Channel-wise Noise Scheduled Diffusion for Inverse Rendering in Indoor Scenes
JunYong Choi, Min-Cheol Sagong, SeokYeong Lee, Seung-Won Jung, Ig-Jae Kim, Junghyun Cho
TL;DR
The paper tackles the ill-posed problem of single-image inverse rendering by introducing two diffusion models, PDM for diverse plausible solutions and SDM for accurate predictions, guided by channel-wise noise scheduling that partitions generation across geometry, material, and lighting. A cascaded, low-resolution diffusion backbone jointly predicts per-pixel attributes and a neural ILR-based lighting representation, with an RGB-guided SRM to recover high-resolution outputs. Empirical results on synthetic OpenRooms FF and real-world spatially varying lighting datasets show that SDM excels in low-ambiguity scenes, while PDM provides valuable diversity in complex, ambiguous regions; together they improve downstream tasks like object insertion and material editing. The approach highlights the importance of modeling inter-modality dependencies and per-pixel lighting in inverse rendering, offering practical benefits for photorealistic scene editing and relighting applications, albeit with the need for future work to unify the two models and further leverage pretrained priors.
Abstract
We propose a diffusion-based inverse rendering framework that decomposes a single RGB image into geometry, material, and lighting. Inverse rendering is inherently ill-posed, making it difficult to predict a single accurate solution.
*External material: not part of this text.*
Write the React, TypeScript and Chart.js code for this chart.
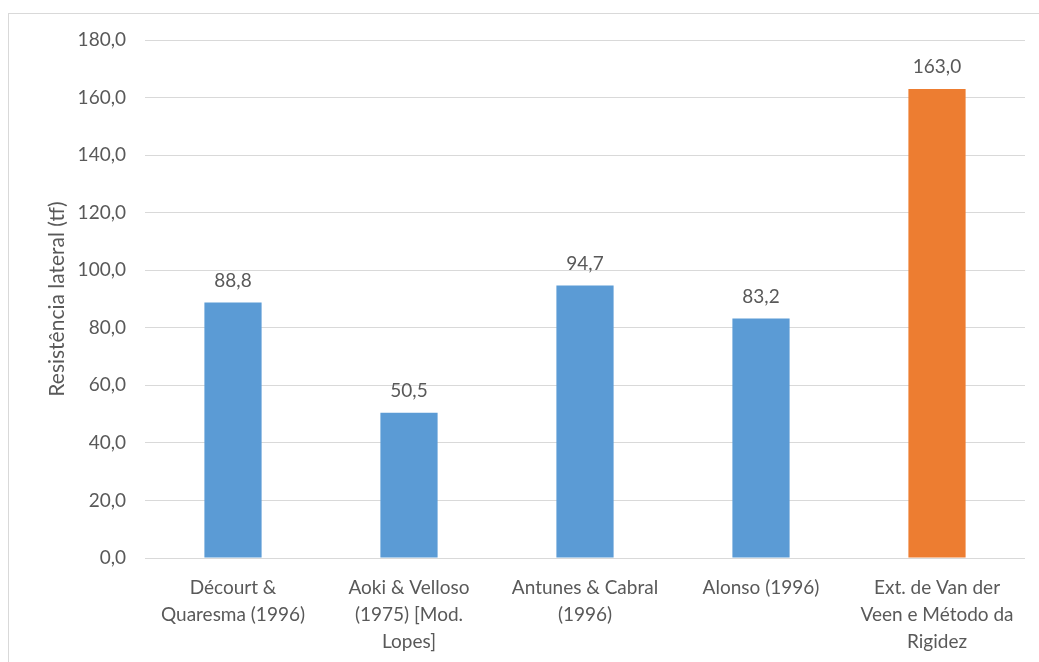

To address this challenge, recent generative model-based methods aim to present a range of possible solutions. However, finding a single accurate solution and generating diverse solutions can be conflicting. In this paper, we propose a channel-wise noise scheduling approach that allows a single diffusion model architecture to achieve two conflicting objectives. The resulting two diffusion models, trained with different channel-wise noise schedules, can predict a single highly accurate solution and present multiple possible solutions. The experimental results demonstrate the superiority of our two models in terms of both diversity and accuracy, which translates to enhanced performance in downstream applications such as object insertion and material editing.